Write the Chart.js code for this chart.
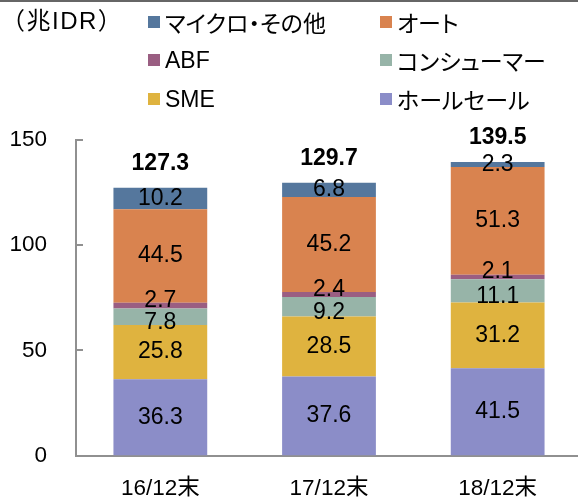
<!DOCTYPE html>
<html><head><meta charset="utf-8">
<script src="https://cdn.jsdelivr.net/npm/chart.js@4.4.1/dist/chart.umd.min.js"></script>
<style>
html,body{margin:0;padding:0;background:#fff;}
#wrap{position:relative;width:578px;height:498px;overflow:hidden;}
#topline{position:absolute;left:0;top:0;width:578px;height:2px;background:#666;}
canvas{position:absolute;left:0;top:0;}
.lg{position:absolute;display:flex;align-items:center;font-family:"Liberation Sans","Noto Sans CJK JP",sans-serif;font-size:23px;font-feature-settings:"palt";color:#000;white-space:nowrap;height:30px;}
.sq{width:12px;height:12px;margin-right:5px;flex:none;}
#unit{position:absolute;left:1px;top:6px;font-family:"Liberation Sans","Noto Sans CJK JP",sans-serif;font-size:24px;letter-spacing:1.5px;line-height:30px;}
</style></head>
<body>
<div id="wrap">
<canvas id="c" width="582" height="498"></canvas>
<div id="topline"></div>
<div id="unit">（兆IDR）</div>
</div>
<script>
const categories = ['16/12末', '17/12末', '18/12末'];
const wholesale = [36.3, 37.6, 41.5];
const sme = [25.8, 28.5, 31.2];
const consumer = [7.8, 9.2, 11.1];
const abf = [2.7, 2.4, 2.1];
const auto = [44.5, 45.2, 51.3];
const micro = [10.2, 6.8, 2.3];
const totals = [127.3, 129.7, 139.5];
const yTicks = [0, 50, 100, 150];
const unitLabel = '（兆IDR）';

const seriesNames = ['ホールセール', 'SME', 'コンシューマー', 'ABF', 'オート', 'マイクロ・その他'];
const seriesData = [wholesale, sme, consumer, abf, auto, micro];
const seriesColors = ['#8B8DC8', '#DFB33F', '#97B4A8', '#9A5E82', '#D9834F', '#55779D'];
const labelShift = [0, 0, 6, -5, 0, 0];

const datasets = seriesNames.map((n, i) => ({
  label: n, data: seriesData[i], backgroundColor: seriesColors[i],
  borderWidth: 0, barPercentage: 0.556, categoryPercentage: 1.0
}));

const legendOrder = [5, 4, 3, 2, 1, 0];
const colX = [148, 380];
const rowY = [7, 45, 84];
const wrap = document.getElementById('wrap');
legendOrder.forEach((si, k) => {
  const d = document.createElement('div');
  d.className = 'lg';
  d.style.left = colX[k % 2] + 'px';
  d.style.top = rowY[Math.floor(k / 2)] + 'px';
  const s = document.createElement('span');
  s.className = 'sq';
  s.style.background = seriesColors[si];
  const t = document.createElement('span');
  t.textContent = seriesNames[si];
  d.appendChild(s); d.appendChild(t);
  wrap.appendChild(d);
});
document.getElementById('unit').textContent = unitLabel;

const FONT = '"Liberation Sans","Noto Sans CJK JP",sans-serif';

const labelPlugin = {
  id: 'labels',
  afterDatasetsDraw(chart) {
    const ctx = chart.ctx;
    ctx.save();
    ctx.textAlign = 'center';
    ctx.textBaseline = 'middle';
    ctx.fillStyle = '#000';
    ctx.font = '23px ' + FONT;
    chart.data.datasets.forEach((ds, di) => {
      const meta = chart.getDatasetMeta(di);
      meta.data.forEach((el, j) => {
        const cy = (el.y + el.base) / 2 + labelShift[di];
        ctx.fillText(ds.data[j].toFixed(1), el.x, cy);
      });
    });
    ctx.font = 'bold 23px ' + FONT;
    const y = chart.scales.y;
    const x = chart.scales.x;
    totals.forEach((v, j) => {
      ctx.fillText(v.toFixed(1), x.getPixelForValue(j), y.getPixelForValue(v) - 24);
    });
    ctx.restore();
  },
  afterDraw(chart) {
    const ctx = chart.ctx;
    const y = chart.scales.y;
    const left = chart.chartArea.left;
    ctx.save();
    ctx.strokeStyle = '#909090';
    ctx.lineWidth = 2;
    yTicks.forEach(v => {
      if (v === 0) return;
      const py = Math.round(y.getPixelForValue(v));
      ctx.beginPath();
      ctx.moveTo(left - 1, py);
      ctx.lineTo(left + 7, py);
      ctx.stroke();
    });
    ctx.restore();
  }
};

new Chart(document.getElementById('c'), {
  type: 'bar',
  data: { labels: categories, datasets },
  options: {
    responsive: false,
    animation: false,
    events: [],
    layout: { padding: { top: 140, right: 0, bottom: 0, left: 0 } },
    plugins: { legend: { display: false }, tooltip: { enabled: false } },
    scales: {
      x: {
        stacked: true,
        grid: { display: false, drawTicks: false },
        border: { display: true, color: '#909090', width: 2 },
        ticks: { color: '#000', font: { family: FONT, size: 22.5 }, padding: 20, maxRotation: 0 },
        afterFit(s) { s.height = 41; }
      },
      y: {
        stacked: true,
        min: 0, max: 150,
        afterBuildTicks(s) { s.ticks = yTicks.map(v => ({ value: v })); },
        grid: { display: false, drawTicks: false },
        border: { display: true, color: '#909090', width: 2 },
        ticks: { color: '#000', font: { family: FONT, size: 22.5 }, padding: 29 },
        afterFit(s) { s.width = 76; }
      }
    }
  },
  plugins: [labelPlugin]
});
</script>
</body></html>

══════════════════════════════

▸ **WHAT YOU ARE ASKED TO DO**: Pictures in the data above should not be copied; transcribe everything else exactly.

▸ **ANSWER TO THIS EXERCISE**:
Write the Chart.js code for this chart.
<!DOCTYPE html>
<html><head><meta charset="utf-8">
<script src="https://cdn.jsdelivr.net/npm/chart.js@4.4.1/dist/chart.umd.min.js"></script>
<style>
html,body{margin:0;padding:0;background:#fff;}
#wrap{position:relative;width:578px;height:498px;overflow:hidden;}
#topline{position:absolute;left:0;top:0;width:578px;height:2px;background:#666;}
canvas{position:absolute;left:0;top:0;}
.lg{position:absolute;display:flex;align-items:center;font-family:"Liberation Sans","Noto Sans CJK JP",sans-serif;font-size:23px;font-feature-settings:"palt";color:#000;white-space:nowrap;height:30px;}
.sq{width:12px;height:12px;margin-right:5px;flex:none;}
#unit{position:absolute;left:1px;top:6px;font-family:"Liberation Sans","Noto Sans CJK JP",sans-serif;font-size:24px;letter-spacing:1.5px;line-height:30px;}
</style></head>
<body>
<div id="wrap">
<canvas id="c" width="582" height="498"></canvas>
<div id="topline"></div>
<div id="unit">（兆IDR）</div>
</div>
<script>
const categories = ['16/12末', '17/12末', '18/12末'];
const wholesale = [36.3, 37.6, 41.5];
const sme = [25.8, 28.5, 31.2];
const consumer = [7.8, 9.2, 11.1];
const abf = [2.7, 2.4, 2.1];
const auto = [44.5, 45.2, 51.3];
const micro = [10.2, 6.8, 2.3];
const totals = [127.3, 129.7, 139.5];
const yTicks = [0, 50, 100, 150];
const unitLabel = '（兆IDR）';

const seriesNames = ['ホールセール', 'SME', 'コンシューマー', 'ABF', 'オート', 'マイクロ・その他'];
const seriesData = [wholesale, sme, consumer, abf, auto, micro];
const seriesColors = ['#8B8DC8', '#DFB33F', '#97B4A8', '#9A5E82', '#D9834F', '#55779D'];
const labelShift = [0, 0, 6, -5, 0, 0];

const datasets = seriesNames.map((n, i) => ({
  label: n, data: seriesData[i], backgroundColor: seriesColors[i],
  borderWidth: 0, barPercentage: 0.556, categoryPercentage: 1.0
}));

const legendOrder = [5, 4, 3, 2, 1, 0];
const colX = [148, 380];
const rowY = [7, 45, 84];
const wrap = document.getElementById('wrap');
legendOrder.forEach((si, k) => {
  const d = document.createElement('div');
  d.className = 'lg';
  d.style.left = colX[k % 2] + 'px';
  d.style.top = rowY[Math.floor(k / 2)] + 'px';
  const s = document.createElement('span');
  s.className = 'sq';
  s.style.background = seriesColors[si];
  const t = document.createElement('span');
  t.textContent = seriesNames[si];
  d.appendChild(s); d.appendChild(t);
  wrap.appendChild(d);
});
document.getElementById('unit').textContent = unitLabel;

const FONT = '"Liberation Sans","Noto Sans CJK JP",sans-serif';

const labelPlugin = {
  id: 'labels',
  afterDatasetsDraw(chart) {
    const ctx = chart.ctx;
    ctx.save();
    ctx.textAlign = 'center';
    ctx.textBaseline = 'middle';
    ctx.fillStyle = '#000';
    ctx.font = '23px ' + FONT;
    chart.data.datasets.forEach((ds, di) => {
      const meta = chart.getDatasetMeta(di);
      meta.data.forEach((el, j) => {
        const cy = (el.y + el.base) / 2 + labelShift[di];
        ctx.fillText(ds.data[j].toFixed(1), el.x, cy);
      });
    });
    ctx.font = 'bold 23px ' + FONT;
    const y = chart.scales.y;
    const x = chart.scales.x;
    totals.forEach((v, j) => {
      ctx.fillText(v.toFixed(1), x.getPixelForValue(j), y.getPixelForValue(v) - 24);
    });
    ctx.restore();
  },
  afterDraw(chart) {
    const ctx = chart.ctx;
    const y = chart.scales.y;
    const left = chart.chartArea.left;
    ctx.save();
    ctx.strokeStyle = '#909090';
    ctx.lineWidth = 2;
    yTicks.forEach(v => {
      if (v === 0) return;
      const py = Math.round(y.getPixelForValue(v));
      ctx.beginPath();
      ctx.moveTo(left - 1, py);
      ctx.lineTo(left + 7, py);
      ctx.stroke();
    });
    ctx.restore();
  }
};

new Chart(document.getElementById('c'), {
  type: 'bar',
  data: { labels: categories, datasets },
  options: {
    responsive: false,
    animation: false,
    events: [],
    layout: { padding: { top: 140, right: 0, bottom: 0, left: 0 } },
    plugins: { legend: { display: false }, tooltip: { enabled: false } },
    scales: {
      x: {
        stacked: true,
        grid: { display: false, drawTicks: false },
        border: { display: true, color: '#909090', width: 2 },
        ticks: { color: '#000', font: { family: FONT, size: 22.5 }, padding: 20, maxRotation: 0 },
        afterFit(s) { s.height = 41; }
      },
      y: {
        stacked: true,
        min: 0, max: 150,
        afterBuildTicks(s) { s.ticks = yTicks.map(v => ({ value: v })); },
        grid: { display: false, drawTicks: false },
        border: { display: true, color: '#909090', width: 2 },
        ticks: { color: '#000', font: { family: FONT, size: 22.5 }, padding: 29 },
        afterFit(s) { s.width = 76; }
      }
    }
  },
  plugins: [labelPlugin]
});
</script>
</body></html>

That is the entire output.